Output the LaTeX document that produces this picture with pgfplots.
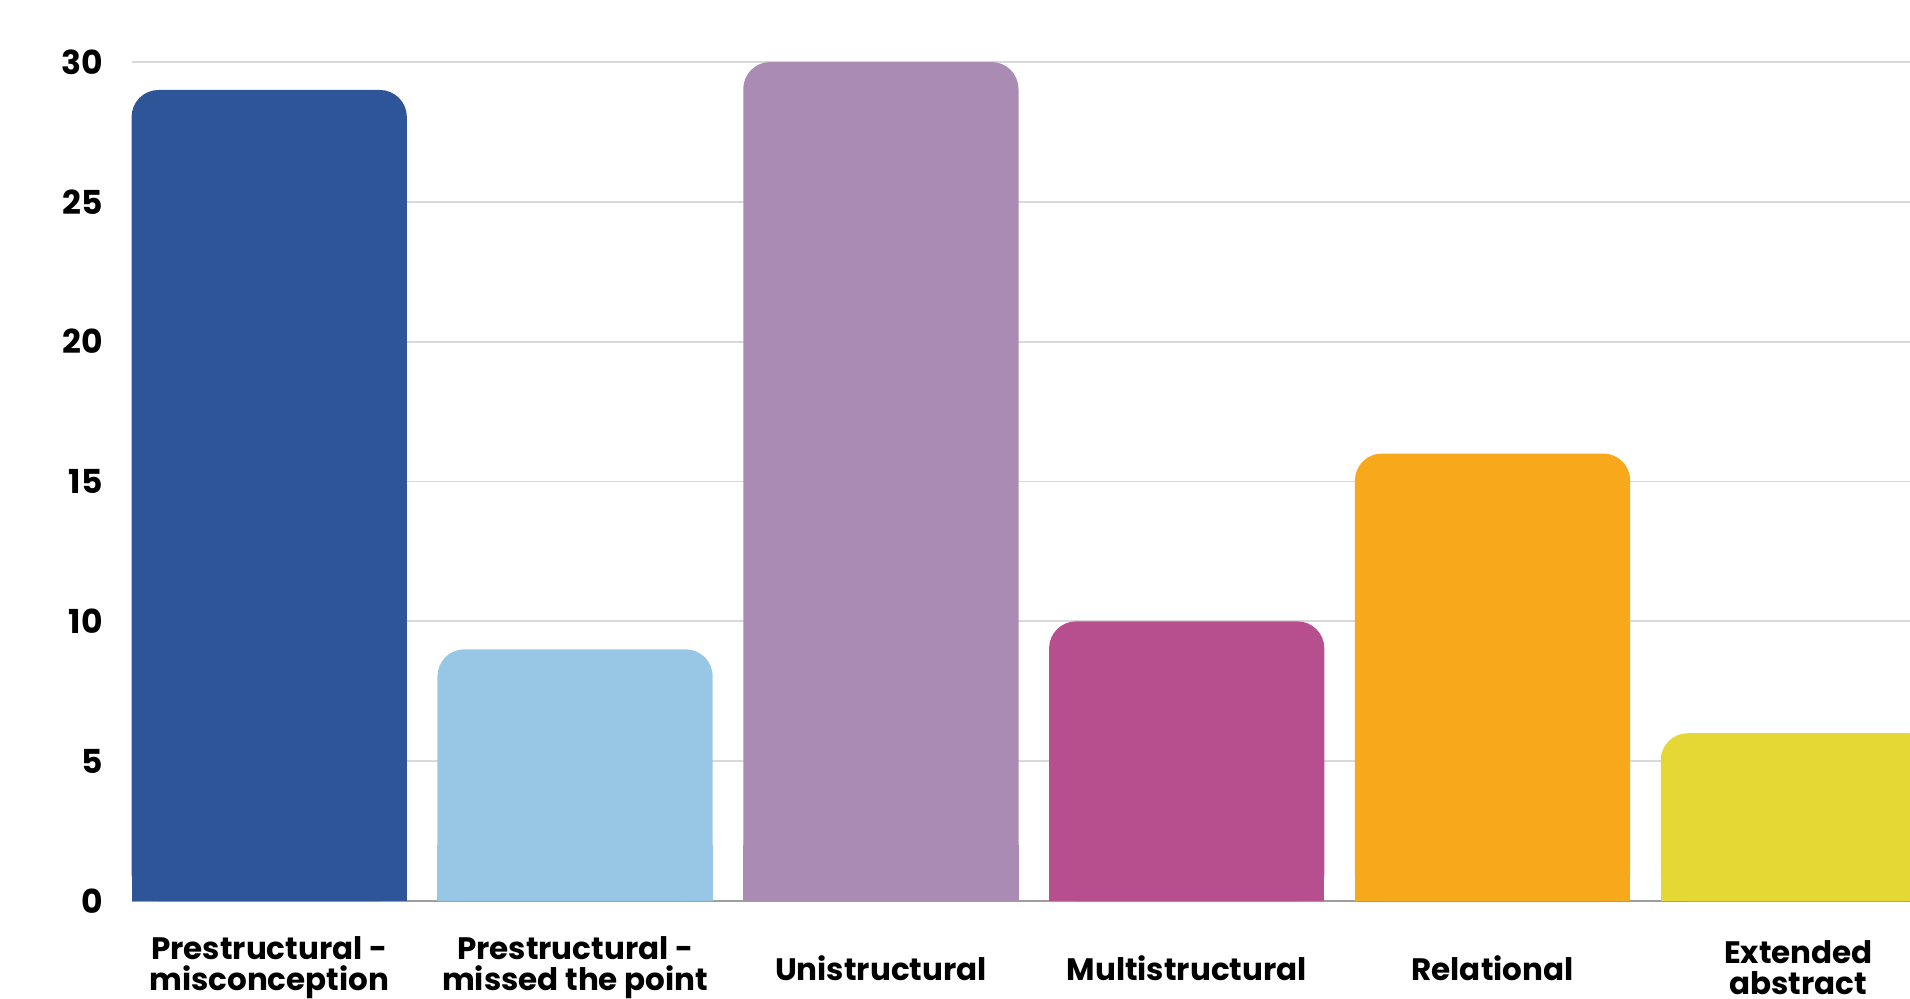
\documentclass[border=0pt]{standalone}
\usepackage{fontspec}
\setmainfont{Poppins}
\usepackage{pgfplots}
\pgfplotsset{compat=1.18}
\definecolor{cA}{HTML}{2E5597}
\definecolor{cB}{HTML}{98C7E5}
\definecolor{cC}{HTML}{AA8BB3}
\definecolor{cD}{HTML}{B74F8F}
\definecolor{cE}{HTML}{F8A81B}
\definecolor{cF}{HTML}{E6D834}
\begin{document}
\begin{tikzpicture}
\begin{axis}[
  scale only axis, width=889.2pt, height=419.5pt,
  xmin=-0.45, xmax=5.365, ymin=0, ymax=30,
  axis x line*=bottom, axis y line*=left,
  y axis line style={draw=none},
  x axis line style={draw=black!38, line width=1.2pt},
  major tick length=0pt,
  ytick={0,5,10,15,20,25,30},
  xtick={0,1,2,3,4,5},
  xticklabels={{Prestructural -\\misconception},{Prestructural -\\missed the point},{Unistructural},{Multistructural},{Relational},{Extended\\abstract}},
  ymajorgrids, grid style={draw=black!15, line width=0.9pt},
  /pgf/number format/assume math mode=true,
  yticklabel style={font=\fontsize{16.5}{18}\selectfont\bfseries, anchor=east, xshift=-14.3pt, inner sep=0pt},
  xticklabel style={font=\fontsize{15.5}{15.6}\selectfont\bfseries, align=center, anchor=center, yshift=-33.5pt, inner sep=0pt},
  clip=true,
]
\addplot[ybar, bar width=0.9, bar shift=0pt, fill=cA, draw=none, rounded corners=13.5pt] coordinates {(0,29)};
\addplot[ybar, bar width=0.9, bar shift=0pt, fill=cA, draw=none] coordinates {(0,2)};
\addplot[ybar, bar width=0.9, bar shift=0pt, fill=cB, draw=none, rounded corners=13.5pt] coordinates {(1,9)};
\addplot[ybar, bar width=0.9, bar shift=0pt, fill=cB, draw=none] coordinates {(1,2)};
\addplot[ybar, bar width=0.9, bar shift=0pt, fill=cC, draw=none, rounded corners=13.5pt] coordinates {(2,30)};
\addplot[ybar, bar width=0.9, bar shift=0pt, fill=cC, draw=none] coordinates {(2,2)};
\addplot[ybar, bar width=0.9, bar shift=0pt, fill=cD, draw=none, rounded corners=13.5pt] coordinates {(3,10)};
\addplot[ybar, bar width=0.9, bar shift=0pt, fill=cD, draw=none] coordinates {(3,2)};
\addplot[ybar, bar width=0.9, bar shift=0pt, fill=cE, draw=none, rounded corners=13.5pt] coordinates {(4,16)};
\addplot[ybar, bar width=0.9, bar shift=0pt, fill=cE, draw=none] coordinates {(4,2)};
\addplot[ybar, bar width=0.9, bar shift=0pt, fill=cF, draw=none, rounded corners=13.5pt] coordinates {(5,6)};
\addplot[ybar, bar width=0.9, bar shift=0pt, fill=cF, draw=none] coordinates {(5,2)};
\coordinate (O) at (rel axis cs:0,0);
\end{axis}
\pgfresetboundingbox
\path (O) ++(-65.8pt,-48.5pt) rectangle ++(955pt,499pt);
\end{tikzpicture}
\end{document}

◆ ◆ ◆ ◆ ◆ ◆ ◆

Set exercise:
The material above holds pictures; copy everything else in it exactly.

Completed exercise:
Output the LaTeX document that produces this picture with pgfplots.
\documentclass[border=0pt]{standalone}
\usepackage{fontspec}
\setmainfont{Poppins}
\usepackage{pgfplots}
\pgfplotsset{compat=1.18}
\definecolor{cA}{HTML}{2E5597}
\definecolor{cB}{HTML}{98C7E5}
\definecolor{cC}{HTML}{AA8BB3}
\definecolor{cD}{HTML}{B74F8F}
\definecolor{cE}{HTML}{F8A81B}
\definecolor{cF}{HTML}{E6D834}
\begin{document}
\begin{tikzpicture}
\begin{axis}[
  scale only axis, width=889.2pt, height=419.5pt,
  xmin=-0.45, xmax=5.365, ymin=0, ymax=30,
  axis x line*=bottom, axis y line*=left,
  y axis line style={draw=none},
  x axis line style={draw=black!38, line width=1.2pt},
  major tick length=0pt,
  ytick={0,5,10,15,20,25,30},
  xtick={0,1,2,3,4,5},
  xticklabels={{Prestructural -\\misconception},{Prestructural -\\missed the point},{Unistructural},{Multistructural},{Relational},{Extended\\abstract}},
  ymajorgrids, grid style={draw=black!15, line width=0.9pt},
  /pgf/number format/assume math mode=true,
  yticklabel style={font=\fontsize{16.5}{18}\selectfont\bfseries, anchor=east, xshift=-14.3pt, inner sep=0pt},
  xticklabel style={font=\fontsize{15.5}{15.6}\selectfont\bfseries, align=center, anchor=center, yshift=-33.5pt, inner sep=0pt},
  clip=true,
]
\addplot[ybar, bar width=0.9, bar shift=0pt, fill=cA, draw=none, rounded corners=13.5pt] coordinates {(0,29)};
\addplot[ybar, bar width=0.9, bar shift=0pt, fill=cA, draw=none] coordinates {(0,2)};
\addplot[ybar, bar width=0.9, bar shift=0pt, fill=cB, draw=none, rounded corners=13.5pt] coordinates {(1,9)};
\addplot[ybar, bar width=0.9, bar shift=0pt, fill=cB, draw=none] coordinates {(1,2)};
\addplot[ybar, bar width=0.9, bar shift=0pt, fill=cC, draw=none, rounded corners=13.5pt] coordinates {(2,30)};
\addplot[ybar, bar width=0.9, bar shift=0pt, fill=cC, draw=none] coordinates {(2,2)};
\addplot[ybar, bar width=0.9, bar shift=0pt, fill=cD, draw=none, rounded corners=13.5pt] coordinates {(3,10)};
\addplot[ybar, bar width=0.9, bar shift=0pt, fill=cD, draw=none] coordinates {(3,2)};
\addplot[ybar, bar width=0.9, bar shift=0pt, fill=cE, draw=none, rounded corners=13.5pt] coordinates {(4,16)};
\addplot[ybar, bar width=0.9, bar shift=0pt, fill=cE, draw=none] coordinates {(4,2)};
\addplot[ybar, bar width=0.9, bar shift=0pt, fill=cF, draw=none, rounded corners=13.5pt] coordinates {(5,6)};
\addplot[ybar, bar width=0.9, bar shift=0pt, fill=cF, draw=none] coordinates {(5,2)};
\coordinate (O) at (rel axis cs:0,0);
\end{axis}
\pgfresetboundingbox
\path (O) ++(-65.8pt,-48.5pt) rectangle ++(955pt,499pt);
\end{tikzpicture}
\end{document}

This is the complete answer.